Venezuelan Families Abandoning Their Children in Colombia as Crisis Worsens

In this July 17, 2016 file photo, police stand guard as a Venezuelan woman crosses into Colombia through the Simon Bolivar bridge linking San Antonio del Tachira, Venezuela, with Cucuta, Colombia. President Juan Manuel Santos announced Thursday, Feb. 8, 2018, that more than 2,000 new officers will be dispatched to …
AP Photo/Ariana Cubillos

Growing numbers of Venezuelan parents are dumping their children in Colombian border towns as the failed socialist state’s humanitarian crisis continues to deepen.

El Nacional reports that 52 children have been rescued in the Colombian region of Norte de Santander, 22 of whom are without their parents and in need of assistance.

“This crisis that Venezuela is going through leaves us with heartbreaking situations,” said Colombian President Juan Manuel Santos on a recent visit to the region. “The director of the institute told us yesterday that there are 22 abandoned children in the street. Their parents do not care. It is a tragedy.”

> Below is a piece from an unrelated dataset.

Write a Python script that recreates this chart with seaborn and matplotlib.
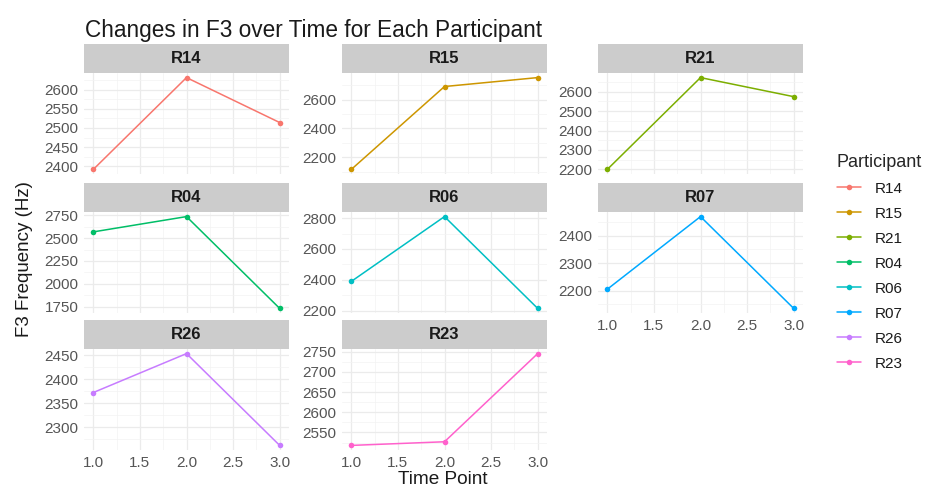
import pandas as pd
import seaborn as sns
import matplotlib.pyplot as plt
from matplotlib.lines import Line2D
from matplotlib.patches import Rectangle
from matplotlib.ticker import AutoMinorLocator, FixedLocator

# data
participants = ['R14', 'R15', 'R21', 'R04', 'R06', 'R07', 'R26', 'R23']
time_points = [1, 2, 3]
r14 = [2392, 2631, 2514]
r15 = [2115, 2690, 2752]
r21 = [2200, 2672, 2574]
r04 = [2568, 2735, 1732]
r06 = [2390, 2810, 2215]
r07 = [2205, 2470, 2135]
r26 = [2372, 2453, 2262]
r23 = [2518, 2527, 2745]
series = [r14, r15, r21, r04, r06, r07, r26, r23]

y_ticks = {
    'R14': [2400, 2450, 2500, 2550, 2600],
    'R15': [2200, 2400, 2600],
    'R21': [2200, 2300, 2400, 2500, 2600],
    'R04': [1750, 2000, 2250, 2500, 2750],
    'R06': [2200, 2400, 2600, 2800],
    'R07': [2200, 2300, 2400],
    'R26': [2300, 2350, 2400, 2450],
    'R23': [2550, 2600, 2650, 2700, 2750],
}
x_ticks = [1.0, 1.5, 2.0, 2.5, 3.0]

# ggplot default hue palette for 8 levels
colors = ['#F8766D', '#CD9600', '#7CAE00', '#00BE67',
          '#00BFC4', '#00A9FF', '#C77CFF', '#FF61CC']
palette = dict(zip(participants, colors))

rows = []
for p, vals in zip(participants, series):
    for t, v in zip(time_points, vals):
        rows.append({'Participant': p, 'Time Point': t, 'F3': v})
df = pd.DataFrame(rows)

sns.set_style('white')
plt.rcParams['font.family'] = ['Liberation Sans', 'DejaVu Sans']

W, H = 925, 488
fig = plt.figure(figsize=(W / 100, H / 100), dpi=100)

col_left = [84, 342, 598]
row_top = [73, 212, 349]
pw, ph, strip_h = 205, 101, 29

for i, p in enumerate(participants):
    r, c = divmod(i, 3)
    l, t = col_left[c], row_top[r]
    ax = fig.add_axes([l / W, 1 - (t + ph) / H, pw / W, ph / H])
    sub = df[df['Participant'] == p]
    sns.lineplot(data=sub, x='Time Point', y='F3', hue='Participant',
                 palette=palette, marker='o', markersize=4, markeredgewidth=0,
                 linewidth=1.1, legend=False, ax=ax)
    vals = sub['F3']
    pad = (vals.max() - vals.min()) * 0.05
    ax.set_ylim(vals.min() - pad, vals.max() + pad)
    ax.set_xlim(0.9, 3.1)
    ax.yaxis.set_major_locator(FixedLocator(y_ticks[p]))
    ax.xaxis.set_major_locator(FixedLocator(x_ticks))
    ax.xaxis.set_minor_locator(AutoMinorLocator(2))
    ax.yaxis.set_minor_locator(AutoMinorLocator(2))
    ax.grid(True, which='major', color='#EBEBEB', linewidth=0.9)
    ax.grid(True, which='minor', color='#F3F3F3', linewidth=0.5)
    ax.set_axisbelow(True)
    for s in ax.spines.values():
        s.set_visible(False)
    ax.tick_params(axis='both', which='both', length=0, labelsize=11,
                   labelcolor='#555555', pad=4)
    ax.set_xlabel('')
    ax.set_ylabel('')
    bottom = (r == 2) or (r == 1 and c == 2)
    if not bottom:
        ax.set_xticklabels([])
    else:
        ax.set_xticklabels([f'{v:.1f}' for v in x_ticks])
    ax.add_patch(Rectangle((0, 1), 1, strip_h / ph, transform=ax.transAxes,
                           facecolor='#CCCCCC', edgecolor='none', clip_on=False))
    ax.text(0.5, 1 + strip_h / ph / 2, p, transform=ax.transAxes,
            ha='center', va='center', fontsize=12, fontweight='bold',
            color='#1A1A1A')

fig.text(85 / W, 1 - 31 / H, 'Changes in F3 over Time for Each Participant',
         fontsize=16.3, color='#1A1A1A', va='center', ha='left')
fig.text(25 / W, 1 - 259 / H, 'F3 Frequency (Hz)', rotation=90,
         fontsize=13.5, color='#1A1A1A', va='center', ha='center')
fig.text(443 / W, 1 - 479 / H, 'Time Point', fontsize=13.7,
         color='#1A1A1A', va='center', ha='center')

handles = [Line2D([0], [0], color=c, marker='o', markersize=4,
                  markeredgewidth=0, linewidth=1.1) for c in colors]
leg = fig.legend(handles, participants, title='Participant',
                 loc='upper left', bbox_to_anchor=(823 / W, 1 - 140 / H),
                 frameon=False, fontsize=11, title_fontsize=13,
                 labelspacing=0.72, handlelength=1.6, handletextpad=0.9)
leg._legend_box.align = 'left'
for txt in leg.get_texts():
    txt.set_color('#1A1A1A')

fig.savefig('out.png', dpi=100)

“That is why, from here, I want to repeat to President Maduro that this is the results of his policies,” he continued. “It is not the fault of the Colombians and it is the result of his refusal to receive humanitarian aid that we have offered in all forms.”

Venezuelan Congressman Sergio Vergara, who represents Táchira state, added that authorities were trying to determine whether the children have relatives who can look after them.

“Without knowing the reasons why the parents would have left them to their fate, we want to know if they have relatives in Venezuela and if there are chances that those relatives will take care of them,” Vergara said.

“At this moment the assistance that Colombia can give them is paramount,” he continued. “However, there is no better place for a child than next to his family. What we want is to secure the situation and to verify who their relatives are so that they take charge of them.”

A total of 2,423 children under the age of five have already been taken into care after fleeing Venezuela, with Colombia agreeing to foot the bill.

“Regardless of the nationality, Colombian or Venezuelan, for all the conventions we sign and agreements we have with neighboring countries, the duty of ICBF is to protect and care for these children,” said Karen Abudinen, director of Lifeline Children’s Services.

The shocking revelations also come amid reports that parents are also abandoning their children at orphanages because they can no longer look after them, although no official statistics are available on the issue.

Thousands of Venezuelans are fleeing to neighboring countries such as Colombia and Brazil every day amid a political, economic, and humanitarian crisis that has left millions of people starving, and without basic living necessities. As dictator Nicolás Maduro continues to turn the once prosperous nation into a totalitarian socialist regime, there is little prospect of things improving in the near future.